Functionality Natracare holds up well with the exception of a wardrobe malfunction when adhesive from a pad stuck a little too well, leaving a favourite pair of knickers with glue on them. The pads tend to be a little stiff.
Price 20 regular tampons, $8
Availability Natracare is usually only available in health, organic or wholefood stores. So unless you regularly shop at these stores they’re not the most convenient to buy.
TOM Organic (Time Of The Month) is an Australian company, which hit the Australian tampon and pad market in a big way. Having developed the company in her early 20s, founder Aimee Marks, has received as much attention as the products she makes.
TOM’s gorgeous wistful illustrations on its packets almost takes the cringe out of reaching for tampons in the supermarket. Their packaging has surely helped their popularity. TOM is certified by Australian Certified Organic.
Functionality No issues
Price 16 regular tampons $7
Availability Good. Available in Coles and Woolworths
This brand is the newest on the organic tampon and pad block. Moxie is an Australian company and, like TOM, it’s not shying away from looking pretty placing a lot of emphasise on standing out from the crowd in candy-coloured packets and tins – yes tins.
As quirky and cute as this might be for a one-off purchase, Sustainable Shopper thinks this is a strike against Moxie’s environmental-friendliness given how often we buy tampons – it’s unnecessary and non renewable packaging.
It’s done some innovative marketing like powder room make overs bathrooms in venues and with a tagline like ‘Inside every good woman’, it’s taking ‘feminine hygiene’ out of the closet.

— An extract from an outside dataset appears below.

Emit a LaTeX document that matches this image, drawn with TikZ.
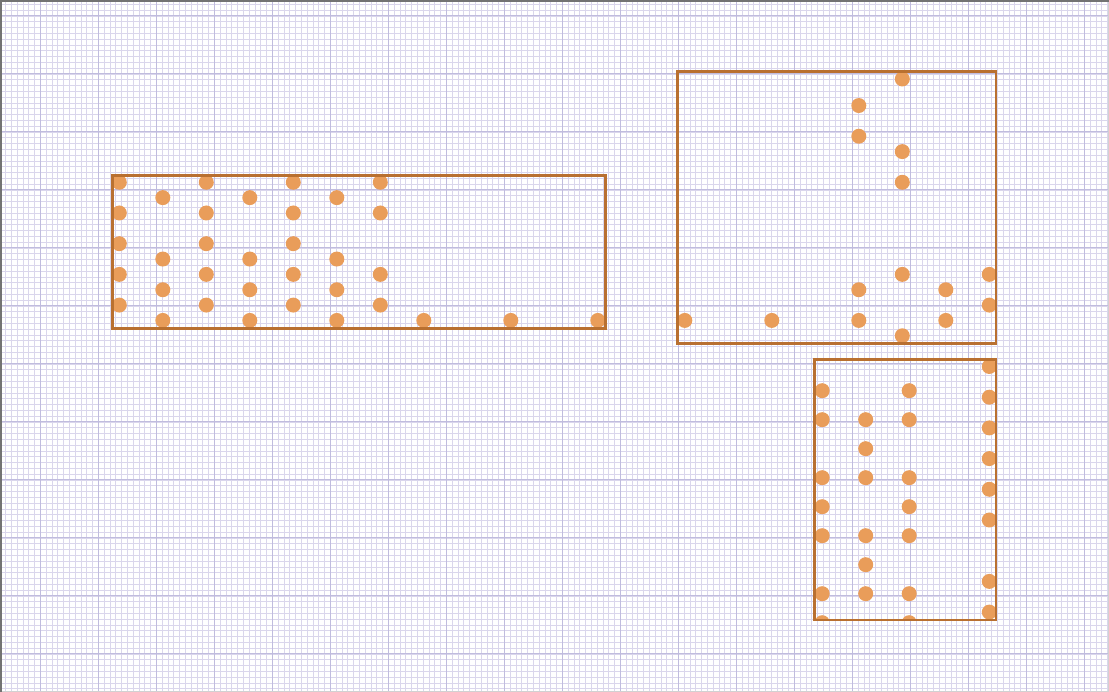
\documentclass[tikz,border=0pt]{standalone}
\usepackage{tikz}

\definecolor{rand}{RGB}{185,112,48}
\definecolor{stipkleur}{RGB}{233,157,90}
\definecolor{fijnlijn}{RGB}{218,214,236}
\definecolor{groflijn}{RGB}{192,188,222}

\begin{document}
\begin{tikzpicture}[x=1pt, y=1pt,
    kader/.style={draw=rand, line width=2.7pt},
    stip/.style={fill=stipkleur},
    fijn/.style={draw=fijnlijn, line width=0.8pt},
    grof/.style={draw=groflijn, line width=1pt}]

    \useasboundingbox (0,0) rectangle (1109,692);
    \fill[white] (0,0) rectangle (1109,692);

    % ruitjespapier
    \begin{scope}[shift={(40.3,38)}]
        \draw[fijn, step=5.8pt] (-40.3,-38) grid (1068.7,654);
        \draw[grof, step=58pt] (-40.3,-38) grid (1068.7,654);
    \end{scope}
    \draw[black!18, line width=1pt] (1108.5,0) -- (1108.5,692);
    \draw[black!18, line width=1pt] (0,0.5) -- (1109,0.5);
    \draw[black!55, line width=2pt] (1,0) -- (1,692);
    \draw[black!55, line width=2pt] (0,691) -- (1109,691);

    % hoekpunten van de drie kaders
    \coordinate (links-a) at (112.3,363.7);
    \coordinate (links-b) at (605.3,516.7);
    \coordinate (boven-a) at (677.3,348.7);
    \coordinate (boven-b) at (996,620.7);
    \coordinate (onder-a) at (814.3,72);
    \coordinate (onder-b) at (996,332.5);

    % linker kader
    \begin{scope}
        \clip (links-a) rectangle (links-b);
        \foreach \i/\j in {0/0,0/2,0/4,0/6,0/8, 1/1,1/5,1/7,1/9,
                           2/0,2/2,2/4,2/6,2/8, 3/1,3/5,3/7,3/9,
                           4/0,4/2,4/4,4/6,4/8, 5/1,5/5,5/7,5/9,
                           6/0,6/2,6/6,6/8, 7/9, 9/9, 11/9}
            \fill[stip] ({119.3+43.5*\i}, {509.7-15.35*\j}) circle (7.5);
    \end{scope}
    \draw[kader] (links-a) rectangle (links-b);

    % kader rechtsboven
    \begin{scope}
        \clip (boven-a) rectangle (boven-b);
        \foreach \i/\j in {13/9, 15/9, 17/-5,17/-3,17/7,17/9,
                           18/-2,18/0,18/6,18/10, 19/7,19/9, 20/6,20/8}
            \fill[stip] ({119.3+43.5*\i}, {509.7-15.35*\j}) circle (7.5);
        \fill[stip] (902.3,613) circle (7.5);
    \end{scope}
    \draw[kader] (boven-a) rectangle (boven-b);

    % kader rechtsonder
    \begin{scope}
        \clip (onder-a) rectangle (onder-b);
        \foreach \j in {12,14,16,18,20,22,26,28}
            \fill[stip] (989.3, {509.7-15.35*\j}) circle (7.5);
        \foreach \m/\k in {0/0,0/1,0/3,0/4,0/5,0/7,0/8,
                           1/1,1/2,1/3,1/5,1/6,1/7,
                           2/0,2/1,2/3,2/4,2/5,2/7,2/8}
            \fill[stip] ({822.2+43.5*\m}, {301.3-29*\k}) circle (7.5);
    \end{scope}
    \draw[kader] (onder-a) rectangle (onder-b);
\end{tikzpicture}
\end{document}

Moxie products are also certified organic by Australian Certified Organic; however it doesn’t appear the certifier has approved the entire process from growing to manufacture, just the actual cotton.
What was surprising and concerning about Moxie tampons is that while they are predominately made of certified organic cotton, they have a polyethylene cover. Polyethylene is a common plastic and used in plastic films – it helps to hold the tampon together.

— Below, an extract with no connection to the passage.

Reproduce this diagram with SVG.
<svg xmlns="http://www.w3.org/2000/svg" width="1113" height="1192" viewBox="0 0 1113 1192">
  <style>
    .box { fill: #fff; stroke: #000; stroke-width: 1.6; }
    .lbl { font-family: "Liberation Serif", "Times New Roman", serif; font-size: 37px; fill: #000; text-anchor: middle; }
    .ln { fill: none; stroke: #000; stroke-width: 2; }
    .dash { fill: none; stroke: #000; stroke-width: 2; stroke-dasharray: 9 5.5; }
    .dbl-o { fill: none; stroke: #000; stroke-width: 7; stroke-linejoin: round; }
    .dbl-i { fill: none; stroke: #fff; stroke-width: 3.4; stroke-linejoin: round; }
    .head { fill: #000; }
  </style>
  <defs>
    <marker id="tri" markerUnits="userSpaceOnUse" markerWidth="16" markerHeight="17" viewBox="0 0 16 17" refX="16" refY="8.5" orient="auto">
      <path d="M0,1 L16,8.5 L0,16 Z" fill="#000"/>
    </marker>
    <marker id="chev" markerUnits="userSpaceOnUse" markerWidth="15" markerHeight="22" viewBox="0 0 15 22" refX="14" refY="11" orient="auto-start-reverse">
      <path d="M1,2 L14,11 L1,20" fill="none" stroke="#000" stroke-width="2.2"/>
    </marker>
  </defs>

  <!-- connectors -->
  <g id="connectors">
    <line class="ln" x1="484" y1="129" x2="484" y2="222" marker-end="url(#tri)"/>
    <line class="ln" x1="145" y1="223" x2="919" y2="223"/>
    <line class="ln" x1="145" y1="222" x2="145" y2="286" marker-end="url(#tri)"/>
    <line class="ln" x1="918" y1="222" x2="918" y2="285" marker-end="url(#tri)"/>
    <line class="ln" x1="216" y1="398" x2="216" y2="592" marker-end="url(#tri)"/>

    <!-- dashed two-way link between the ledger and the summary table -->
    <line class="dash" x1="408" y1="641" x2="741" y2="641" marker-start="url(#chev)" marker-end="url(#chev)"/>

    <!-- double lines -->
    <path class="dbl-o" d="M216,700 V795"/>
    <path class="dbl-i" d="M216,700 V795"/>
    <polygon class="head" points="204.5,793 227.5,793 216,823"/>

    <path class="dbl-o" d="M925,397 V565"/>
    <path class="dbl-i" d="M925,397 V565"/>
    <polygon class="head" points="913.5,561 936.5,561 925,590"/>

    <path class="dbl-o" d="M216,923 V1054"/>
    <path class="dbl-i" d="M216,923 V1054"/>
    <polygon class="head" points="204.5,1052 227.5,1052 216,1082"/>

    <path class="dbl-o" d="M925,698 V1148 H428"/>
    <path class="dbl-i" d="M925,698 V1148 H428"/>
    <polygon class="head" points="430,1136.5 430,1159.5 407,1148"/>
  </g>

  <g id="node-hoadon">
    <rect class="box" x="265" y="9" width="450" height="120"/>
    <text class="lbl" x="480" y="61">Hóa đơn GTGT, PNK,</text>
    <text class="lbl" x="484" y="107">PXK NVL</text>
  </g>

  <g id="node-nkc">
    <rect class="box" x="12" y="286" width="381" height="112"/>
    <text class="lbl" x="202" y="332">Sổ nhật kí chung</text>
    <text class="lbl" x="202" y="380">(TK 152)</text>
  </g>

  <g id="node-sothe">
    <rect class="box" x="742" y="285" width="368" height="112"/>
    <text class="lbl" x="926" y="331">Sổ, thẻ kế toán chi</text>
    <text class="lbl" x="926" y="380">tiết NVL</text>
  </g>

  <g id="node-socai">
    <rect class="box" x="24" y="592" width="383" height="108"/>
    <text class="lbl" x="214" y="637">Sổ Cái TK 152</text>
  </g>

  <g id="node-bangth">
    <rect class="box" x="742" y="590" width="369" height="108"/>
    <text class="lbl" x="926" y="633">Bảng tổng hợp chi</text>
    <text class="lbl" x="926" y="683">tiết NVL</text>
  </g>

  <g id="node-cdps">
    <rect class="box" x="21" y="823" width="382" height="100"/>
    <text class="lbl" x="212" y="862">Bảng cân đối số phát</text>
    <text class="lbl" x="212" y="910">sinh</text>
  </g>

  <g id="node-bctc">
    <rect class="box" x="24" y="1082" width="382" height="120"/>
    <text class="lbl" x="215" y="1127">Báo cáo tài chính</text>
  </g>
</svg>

As an aside, polyethylene is acceptable by organic standards. This is because there is no evidence that it’s harmful to human health. Perhaps it’s also because the organic standard was originally written for food and agricultural products, so allowing plastic in organic tampons is just a loophole that the standards haven’t caught up with.
Credit to Moxie though for donating reusable, cloth pads to girls in Uganda who would otherwise miss school when they have their period because they don’t have adequate pads to use. Fabulous initiative.
Functionality No issues with the pads
Price 16 regular tampons $6
Availability Mostly only available in chemists
Sustainable Shopper recommends
Due to the purity of ingredients and how well they work, TOM Organic tampons are definitely the winners. Because they support girls in Africa, we would comfortably buy Moxie pads.
Alyse Co-cliff’s blog about organic tampons versus conventional is a great read.
We can’t talk about green periods without mentioning colourful, jersey cotton pads. Australian company Rad Pads has been making cloth pads forever and believe us, they do last forever! They’re perfect to use when you’re hanging around home or when you’re going somewhere you can’t accumulate rubbish – camping or visiting remote communities.